-- YOUR INSTRUCTIONS --
Skipping all pictures, set down the lines of the listing from the first through the one with "plt.rcParams['mathtext.default'] = 'regular'".

● ● ● ●

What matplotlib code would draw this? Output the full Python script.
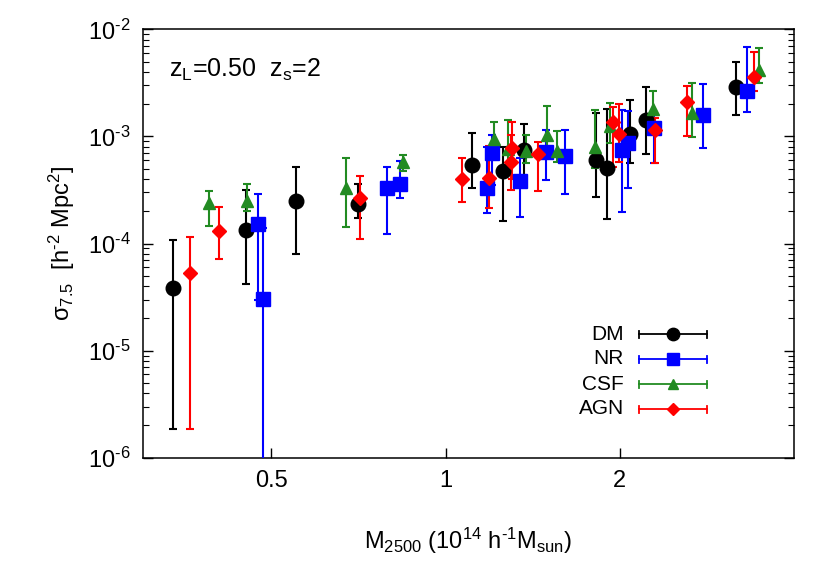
import numpy as np
import matplotlib
matplotlib.use("Agg")
import matplotlib.pyplot as plt
from matplotlib.lines import Line2D
from matplotlib.ticker import FixedLocator, FixedFormatter, LogLocator, NullFormatter

plt.rcParams['font.family'] = ['Liberation Sans', 'DejaVu Sans']
plt.rcParams['mathtext.fontset'] = 'custom'
plt.rcParams['mathtext.rm'] = 'Liberation Sans'
plt.rcParams['mathtext.it'] = 'Liberation Sans:italic'
plt.rcParams['mathtext.default'] = 'regular'

# ---- data: mass (1e14 h^-1 Msun), sigma, lower end, upper end of error bar ----
dm_x = [0.338, 0.452, 0.552, 0.707, 1.111, 1.258, 1.368, 1.818, 1.897, 2.087, 2.224, 3.18]
dm_y = [3.86e-5, 1.34e-4, 2.49e-4, 2.32e-4, 5.38e-4, 4.76e-4, 7.48e-4, 6.03e-4, 5.11e-4, 1.05e-3, 1.43e-3, 2.92e-3]
dm_lo = [1.86e-6, 4.16e-5, 7.93e-5, 1.74e-4, 3.28e-4, 1.62e-4, 3.78e-4, 2.74e-4, 1.71e-4, 5.62e-4, 6.86e-4, 1.59e-3]
dm_hi = [1.07e-4, 3.16e-4, 5.22e-4, 3.60e-4, 1.07e-3, 8.03e-4, 1.30e-3, 1.67e-3, 1.80e-3, 2.19e-3, 2.88e-3, 4.90e-3]

nr_x = [0.475, 0.483, 0.793, 0.835, 1.181, 1.201, 1.343, 1.494, 1.607, 2.014, 2.067, 2.29, 2.787, 3.313]
nr_y = [1.52e-4, 3.03e-5, 3.32e-4, 3.57e-4, 3.28e-4, 7.06e-4, 3.84e-4, 7.21e-4, 6.57e-4, 7.48e-4, 8.64e-4, 1.21e-3, 1.59e-3, 2.68e-3]
nr_lo = [2.96e-5, 5.0e-7, 1.22e-4, 2.64e-4, 1.91e-4, 3.52e-4, 1.78e-4, 3.92e-4, 2.90e-4, 1.98e-4, 3.32e-4, 5.62e-4, 7.86e-4, 1.68e-3]
nr_hi = [2.92e-4, 1.40e-4, 5.22e-4, 5.90e-4, 8.03e-4, 1.03e-3, 6.25e-4, 1.15e-3, 1.15e-3, 1.77e-3, 1.71e-3, 1.70e-3, 3.08e-3, 6.90e-3]

csf_x = [0.390, 0.454, 0.674, 0.844, 1.211, 1.282, 1.379, 1.499, 1.560, 1.810, 1.922, 2.284, 2.668, 3.479]
csf_y = [2.38e-4, 2.49e-4, 3.32e-4, 5.81e-4, 9.48e-4, 7.69e-4, 7.32e-4, 1.04e-3, 7.37e-4, 8.03e-4, 1.24e-3, 1.80e-3, 1.65e-3, 4.18e-3]
csf_lo = [1.47e-4, 2.03e-4, 1.44e-4, 4.79e-4, 7.37e-4, 5.42e-4, 5.69e-4, 6.97e-4, 5.81e-4, 5.05e-4, 8.75e-4, 1.15e-3, 9.80e-4, 3.18e-3]
csf_hi = [3.11e-4, 3.60e-4, 6.34e-4, 6.76e-4, 1.37e-3, 1.41e-3, 1.03e-3, 1.93e-3, 1.13e-3, 1.77e-3, 2.07e-3, 2.66e-3, 3.15e-3, 6.67e-3]

agn_x = [0.362, 0.406, 0.710, 1.069, 1.190, 1.304, 1.297, 1.444, 1.943, 1.992, 2.302, 2.615, 3.411]
agn_y = [5.26e-5, 1.30e-4, 2.66e-4, 4.03e-4, 4.09e-4, 7.76e-4, 5.81e-4, 6.86e-4, 1.35e-3, 1.05e-3, 1.15e-3, 2.09e-3, 3.62e-3]
agn_lo = [1.86e-6, 7.12e-5, 1.10e-4, 2.46e-4, 2.13e-4, 4.01e-4, 3.16e-4, 3.10e-4, 5.22e-4, 5.74e-4, 5.62e-4, 1.01e-3, 2.66e-3]
agn_hi = [1.14e-4, 2.18e-4, 4.27e-4, 6.34e-4, 8.20e-4, 1.35e-3, 1.03e-3, 8.94e-4, 1.90e-3, 2.00e-3, 1.50e-3, 2.96e-3, 6.12e-3]

series = [
    ("DM", dm_x, dm_y, dm_lo, dm_hi, "black", "o", 10.5),
    ("NR", nr_x, nr_y, nr_lo, nr_hi, "#0000ff", "s", 9.5),
    ("CSF", csf_x, csf_y, csf_lo, csf_hi, "#228b22", "^", 9.0),
    ("AGN", agn_x, agn_y, agn_lo, agn_hi, "#ff0000", "D", 7.5),
]

xticks = [0.5, 1, 2]
xticklabels = ["0.5", "1", "2"]
yticks = [1e-6, 1e-5, 1e-4, 1e-3, 1e-2]
yticklabels = [r'10$^{\text{-}6}$', r'10$^{\text{-}5}$', r'10$^{\text{-}4}$',
               r'10$^{\text{-}3}$', r'10$^{\text{-}2}$']

W, H = 822, 576
fig = plt.figure(figsize=(W / 100, H / 100), dpi=100)
ax = fig.add_axes([143 / W, 1 - 457.7 / H, (794 - 143) / W, (457.7 - 29.3) / H])

for name, x, y, lo, hi, col, mk, ms in series:
    y = np.array(y); lo = np.array(lo); hi = np.array(hi)
    ax.errorbar(x, y, yerr=[y - lo, hi - y], fmt=mk, color=col, ecolor=col,
                markersize=ms, elinewidth=1.5, capsize=3, capthick=1.5,
                label=name, zorder=3)

ax.set_xscale('log')
ax.set_yscale('log')
ax.set_xlim(0.3, 4.0)
ax.set_ylim(1e-6, 1e-2)

ax.xaxis.set_major_locator(FixedLocator(xticks))
ax.xaxis.set_major_formatter(FixedFormatter(xticklabels))
ax.xaxis.set_minor_locator(FixedLocator([]))
ax.yaxis.set_major_locator(FixedLocator(yticks))
ax.yaxis.set_major_formatter(FixedFormatter(yticklabels))
ax.yaxis.set_minor_locator(LogLocator(base=10, subs=np.arange(2, 10), numticks=20))
ax.yaxis.set_minor_formatter(NullFormatter())

ax.tick_params(axis='both', which='both', direction='in')
ax.tick_params(axis='y', which='both', left=True, right=True)
ax.tick_params(axis='x', which='both', top=False, bottom=True)
ax.tick_params(which='major', length=7, width=1.0, labelsize=17, pad=9)
ax.tick_params(which='minor', length=4, width=0.8)
for s in ax.spines.values():
    s.set_linewidth(1.1)

ax.set_xlabel(r'M$_{2500}$ (10$^{14}$ h$^{\text{-}1}$M$_{sun}$)', fontsize=17, labelpad=24)
ax.set_ylabel(r'$\sigma_{7.5}$  [h$^{\text{-}2}$ Mpc$^{2}$]', fontsize=17, labelpad=8)

ax.text(0.04, 0.905, r'z$_L$=0.50  z$_s$=2', transform=ax.transAxes, fontsize=18,
        ha='left', va='center')

# manual gnuplot-style key (label right-aligned, horizontal bar with caps)
to_ax = ax.transAxes.inverted()
def axpt(px, py):
    return to_ax.transform(fig.transFigure.transform((px / W, 1 - py / H)))

key_rows = [334, 359, 384, 409]
for (name, x, y, lo, hi, col, mk, ms), ry in zip(series, key_rows):
    (tx, ty) = axpt(624, ry)
    ax.text(tx, ty, name, transform=ax.transAxes, ha='right', va='center', fontsize=15)
    (x0, yy) = axpt(639, ry)
    (x1, _) = axpt(707, ry)
    (xm, _) = axpt(673, ry)
    (_, yc0) = axpt(639, ry - 3.5)
    (_, yc1) = axpt(639, ry + 3.5)
    for art in [Line2D([x0, x1], [yy, yy], color=col, lw=1.3),
                Line2D([x0, x0], [yc0, yc1], color=col, lw=1.3),
                Line2D([x1, x1], [yc0, yc1], color=col, lw=1.3),
                Line2D([xm], [yy], marker=mk, color=col, markersize=ms * 0.85, linestyle='none')]:
        art.set_transform(ax.transAxes)
        ax.add_line(art)

fig.savefig('out.png', dpi=100)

● ● ● ●

-- ANSWER BELOW --
What matplotlib code would draw this? Output the full Python script.
import numpy as np
import matplotlib
matplotlib.use("Agg")
import matplotlib.pyplot as plt
from matplotlib.lines import Line2D
from matplotlib.ticker import FixedLocator, FixedFormatter, LogLocator, NullFormatter

plt.rcParams['font.family'] = ['Liberation Sans', 'DejaVu Sans']
plt.rcParams['mathtext.fontset'] = 'custom'
plt.rcParams['mathtext.rm'] = 'Liberation Sans'
plt.rcParams['mathtext.it'] = 'Liberation Sans:italic'
plt.rcParams['mathtext.default'] = 'regular'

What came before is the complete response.